Going Dutch: Acclaimed neuroscientist Prof Mijna Hadders-Algra visited UCT to run a short course on developmental neurology.
When the School of Health and Rehabilitation Sciences invited renowned neuroscientist Mijna Hadders-Algra to UCT for a few days, they realised her whirlwind visit needed to be shared with others.
So last week the school hosted a two-day training course where Hadders-Algra, professor of developmental neurology - specialising in the early detection of developmental disabilities - at the University of Groningen in The Netherlands, steered 80 health care professionals from across South Africa through a score of related topics.
Day one of the jam-packed programme concentrated on the assessment of neurological disorders among infants, while day two was spent on possible interventions, all drawing on Hadders-Algra's wealth of research.
"The programme was quite detailed and quite intensive," says the school's Marieke Pronk, who helped make the visit and course possible. "And it was great to have someone of Professor Hadders-Algra's calibre to come and lecture here."
The course attracted paediatricians, speech therapists, occupational therapists and physiotherapists - among others - from both the private and public sectors. Most work with infants and children suffering from neurological disorders, and going by comments during and after the course, the two days proved useful for catching up with the latest developments in the field, even if much of the studies were taken from more developed nations.

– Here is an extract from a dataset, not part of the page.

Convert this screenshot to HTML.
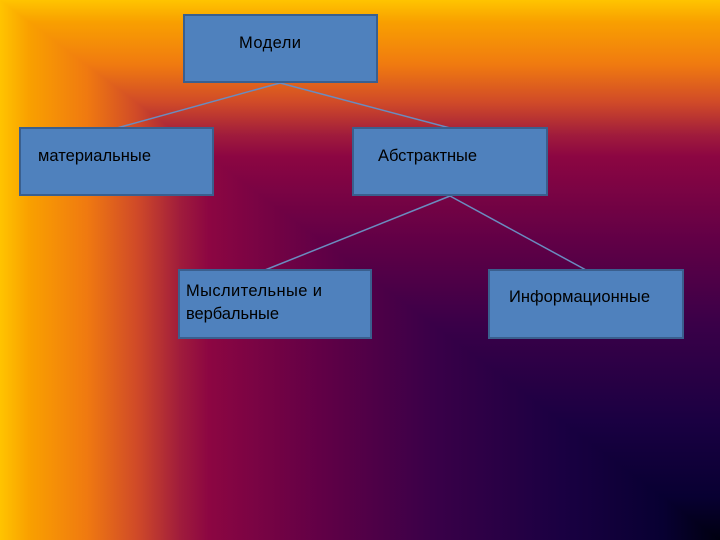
<!DOCTYPE html>
<html><head><meta charset="utf-8"><style>
html,body{margin:0;padding:0;width:720px;height:540px;overflow:hidden}
svg{display:block}
text{font-family:"Liberation Sans","DejaVu Sans",sans-serif;font-size:16.5px;fill:#000}
</style></head><body>
<svg width="720" height="540" viewBox="0 0 720 540">
<defs>
<linearGradient id="h" x1="0" y1="0" x2="720" y2="0" gradientUnits="userSpaceOnUse">
<stop offset="0" stop-color="#ffc400"/><stop offset="0.04" stop-color="#f9a000"/><stop offset="0.12" stop-color="#f07a10"/><stop offset="0.19" stop-color="#d04a28"/><stop offset="0.25" stop-color="#a01c3c"/><stop offset="0.29" stop-color="#8c0642"/><stop offset="0.45" stop-color="#600046"/><stop offset="0.6" stop-color="#3a0048"/><stop offset="0.78" stop-color="#1a0042"/><stop offset="0.92" stop-color="#080032"/><stop offset="1" stop-color="#000010"/>
</linearGradient>
<linearGradient id="v" x1="0" y1="0" x2="0" y2="540" gradientUnits="userSpaceOnUse">
<stop offset="0" stop-color="#ffc400"/><stop offset="0.04" stop-color="#f9a000"/><stop offset="0.12" stop-color="#f07a10"/><stop offset="0.19" stop-color="#d04a28"/><stop offset="0.25" stop-color="#a01c3c"/><stop offset="0.29" stop-color="#8c0642"/><stop offset="0.45" stop-color="#600046"/><stop offset="0.6" stop-color="#3a0048"/><stop offset="0.78" stop-color="#1a0042"/><stop offset="0.92" stop-color="#080032"/><stop offset="1" stop-color="#000010"/>
</linearGradient>
</defs>
<rect width="720" height="540" fill="url(#h)"/>
<polygon points="0,0 720,0 720,540" fill="url(#v)"/>
<g stroke="#6a8cc0" stroke-width="1.5">
<line x1="280" y1="83" x2="117" y2="128"/><line x1="280" y1="83" x2="450" y2="128"/>
<line x1="450" y1="196" x2="265" y2="270"/><line x1="450" y1="196" x2="586" y2="270"/>
</g>
<g fill="#4f81bd" stroke="#3a5f8e" stroke-width="2">
<rect x="184" y="15" width="193" height="67"/>
<rect x="20" y="128" width="193" height="67"/>
<rect x="353" y="128" width="194" height="67"/>
<rect x="179" y="270" width="192" height="68"/>
<rect x="489" y="270" width="194" height="68"/>
</g>
<text x="239" y="48" textLength="62">Модели</text>
<text x="38" y="161" textLength="113">материальные</text>
<text x="378" y="161" textLength="99">Абстрактные</text>
<text x="186" y="296" textLength="136">Мыслительные  и</text>
<text x="186" y="319" textLength="93">вербальные</text>
<text x="509" y="302" textLength="141">Информационные</text>
</svg>
</body></html>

So, for example, Shane Hodges, a physiotherapist who works with children with cerebral palsy and other learning and physical disabilities at Paarl School in Brackenfell, found the sessions on movement and posture of particular interest. "It was very helpful to find out what's out there and what's happening," she says.
The course also triggered a few ideas for a PhD proposal for Amshuda Sayed, course convenor and lecturer at the school. "What I liked most about the speaker is that she always used evidence and literature to qualify any statement she made, and more specifically made reference to her own research studies," says Sayed.
Just the right note on which to kick the new year off, then.